As with the Handel concertos, many of the slow movements would have been solos, improvised by the organist alone, and Gifford has not attempted to insert these, but left the concertos mostly in two-movement form. The wisdom of doing this is evident, when one observes how stylistically distinct each of the concertos are. Whether this was because they were written at different times during the composer’s career or because, unlike Handel, he was conscious of their context within the musical idiom of the relevant oratorio, the fact remains that there is an astonishing variety of styles here, with only the B flat Concerto easily confused with Handel’s exercises in the genre. The graceful fluency of the C minor Concerto with its flowing scale passages is firmly in the vein of his well-known organ voluntaries, which he published in three sets of 10 each, while the C major Concerto has an almost Mozartean freshness of invention, not least in its second movement rondeau which could quite easily be taken as a model for the witty court music of The Marriage of Figaro.
I originally possessed this recording in its LP version and this sparkling CD transfer gives a refreshingly crisp edge to what was already a first-rate recording, with only a small fall in pitch marring the final track on the disc. The obvious immediacy of the CD sound is all to the good, but it does throw up a niggling doubt about the appropriateness of the Hexham Abbey organ in such lightly-scored music. With the Abbey's spacious acoustic rather more evident on CD, it seems in danger of sounding just too opulent. However, the nimble Gifford and the ever-refined Northern Sinfonia ensure that everything has considerable transparency.

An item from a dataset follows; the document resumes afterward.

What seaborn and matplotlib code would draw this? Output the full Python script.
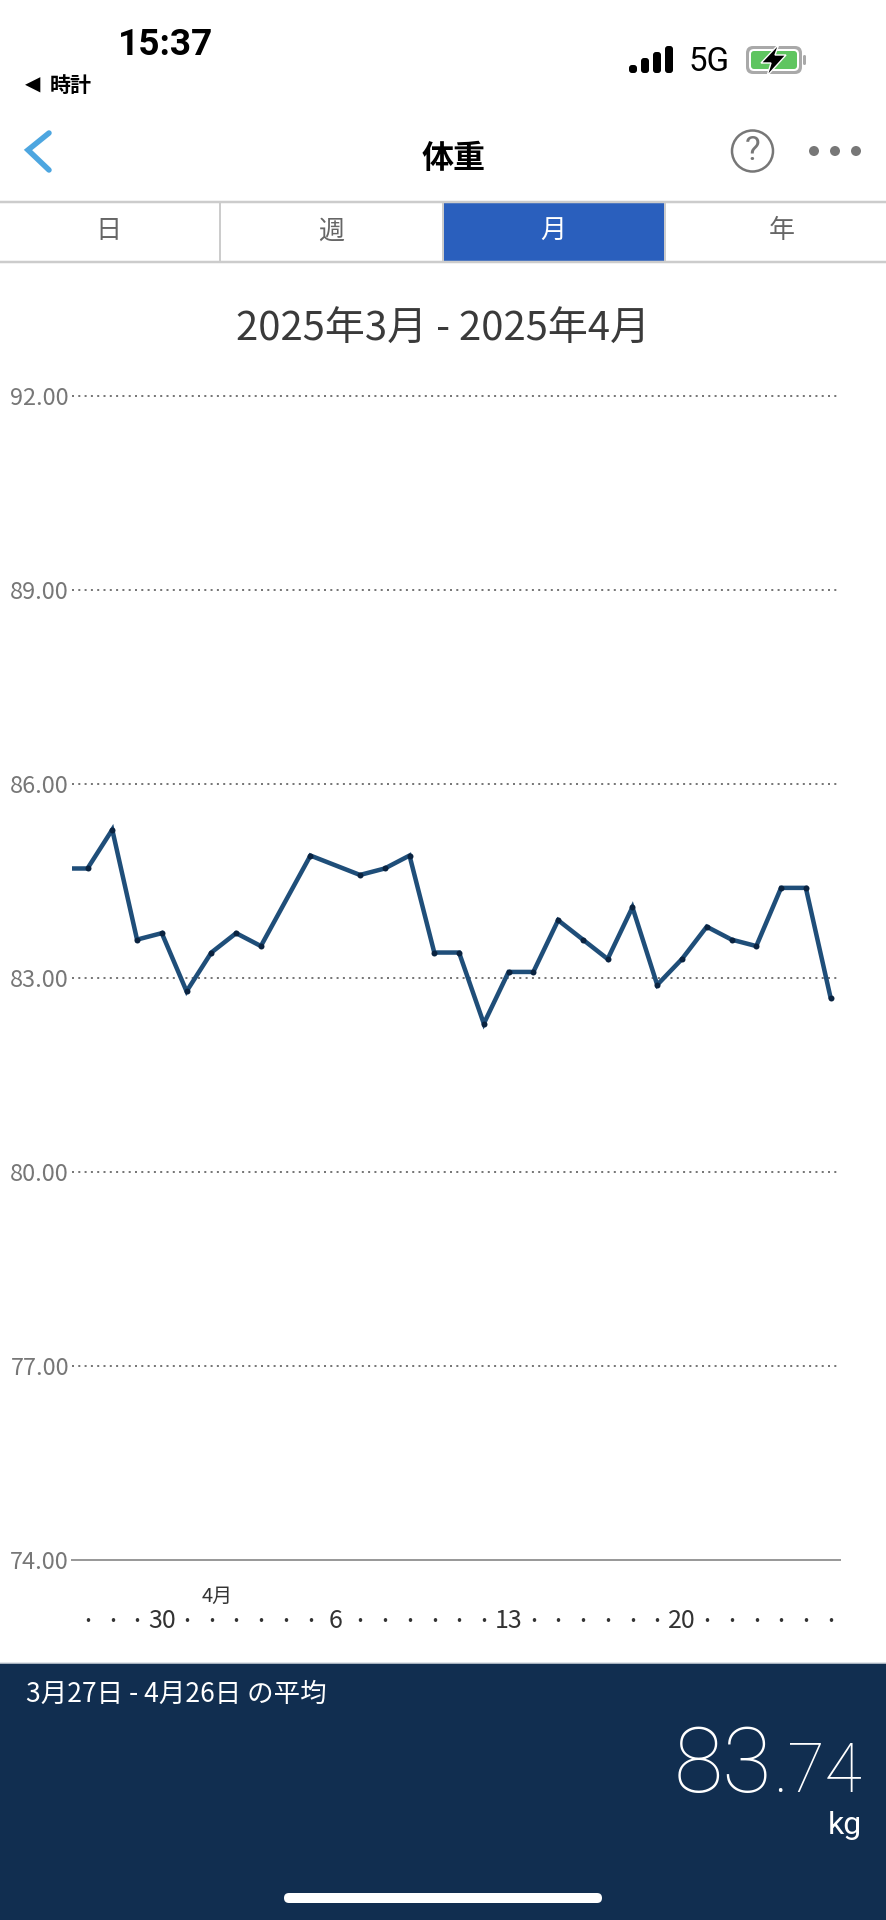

How much Gifford was involved in the direction of these performances is not clear, but it seems unlikely that from the organ console of Hexham Abbey he would have been realistically able to keep such a tight rein over the orchestra as is evident in performances which are not only crisp and neat, but maintain absolute security of ensemble. Possibly the orchestra’s leader, Barry Wilde had rather more to do with this than the booklet implies.